National Youth Literacy Day
By FUPress
26th August 2010
August 26th is National Youth Literacy Day, a day focused on bringing awareness to the fundamental issue of youth education and literacy. Fordham University Press takes is passionate about literacy, and would like to spotlight the following four titles today:
Noted humanitarian and activist Dr. Kevin Cahill’s latest, Even in Chaos: Education in Times of Emergency, is a collection of essays written by world leaders and aid workers focusing on the vast importance of education and schools following destruction, natural disasters, war, and other catastrophes. (Now available in both paperback and hardcover)
The Dark Side of Literacy: Literature and Learning Not to Read is literary scholar Benjamin Bennett’s argument against the classical culture of reading. Since reading has long been thought to aid readers in understanding experiences they have not personally had, Bennett questions this association, calling attention to the fact that such an assumption can, in fact, be politically and morally dangerous. It’s an interesting, and not oft explored, side of the literacy issue.
Around the Book: Systems and Literacy is publishing in November, 2010. In it, Henry Sussman examines the past, present, and future of the book as a medium of information in an age of rapidly changing media. Through complex analysis of the nature of the book, Sussman concludes that the book is still a vital part of our culture–read it to learn all of the ways in which books still impact the way we live today.
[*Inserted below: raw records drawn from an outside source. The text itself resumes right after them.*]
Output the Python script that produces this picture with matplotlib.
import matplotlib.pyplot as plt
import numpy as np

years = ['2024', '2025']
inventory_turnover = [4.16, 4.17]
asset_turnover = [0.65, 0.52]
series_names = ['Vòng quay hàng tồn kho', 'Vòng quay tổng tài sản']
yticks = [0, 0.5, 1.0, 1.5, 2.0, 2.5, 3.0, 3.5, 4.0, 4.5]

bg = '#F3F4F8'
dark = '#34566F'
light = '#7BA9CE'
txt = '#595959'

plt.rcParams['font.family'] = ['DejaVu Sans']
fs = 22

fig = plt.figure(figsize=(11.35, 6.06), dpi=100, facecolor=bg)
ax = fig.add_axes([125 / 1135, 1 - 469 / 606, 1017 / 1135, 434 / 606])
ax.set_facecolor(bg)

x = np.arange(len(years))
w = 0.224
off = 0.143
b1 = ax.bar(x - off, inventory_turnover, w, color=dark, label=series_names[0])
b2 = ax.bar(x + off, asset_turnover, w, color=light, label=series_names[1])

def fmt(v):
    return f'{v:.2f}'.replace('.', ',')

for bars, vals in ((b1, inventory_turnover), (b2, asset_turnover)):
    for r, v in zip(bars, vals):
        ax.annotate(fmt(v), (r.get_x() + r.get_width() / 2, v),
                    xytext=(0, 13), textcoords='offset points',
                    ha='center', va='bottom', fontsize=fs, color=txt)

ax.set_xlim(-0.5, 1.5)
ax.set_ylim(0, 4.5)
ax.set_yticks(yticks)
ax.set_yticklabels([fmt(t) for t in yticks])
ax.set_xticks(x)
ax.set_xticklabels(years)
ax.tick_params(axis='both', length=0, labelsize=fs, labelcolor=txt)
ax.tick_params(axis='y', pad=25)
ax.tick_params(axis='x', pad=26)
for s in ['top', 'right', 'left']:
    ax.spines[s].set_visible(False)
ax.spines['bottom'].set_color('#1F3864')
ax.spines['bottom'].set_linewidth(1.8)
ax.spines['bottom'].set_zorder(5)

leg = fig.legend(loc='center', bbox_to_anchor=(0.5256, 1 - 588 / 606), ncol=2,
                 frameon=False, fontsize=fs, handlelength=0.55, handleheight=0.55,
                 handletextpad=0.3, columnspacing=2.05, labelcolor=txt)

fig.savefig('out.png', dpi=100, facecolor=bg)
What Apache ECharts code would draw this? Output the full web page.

The Pleasures of Memory: Learning to Read with Charles Dickens , publishing in February 2011, is Sarah Winter’s examination of just how Charles Dickens came to lodge himself into the global collective reading culture. She elucidates his methods, spotlighting his publishing process of serialization, his establishment of his authority as an author, and the ways in which his serialized fiction made use of memory and other senses, thus establishing his work as the very foundation of what think of as “reading” and “fiction” today.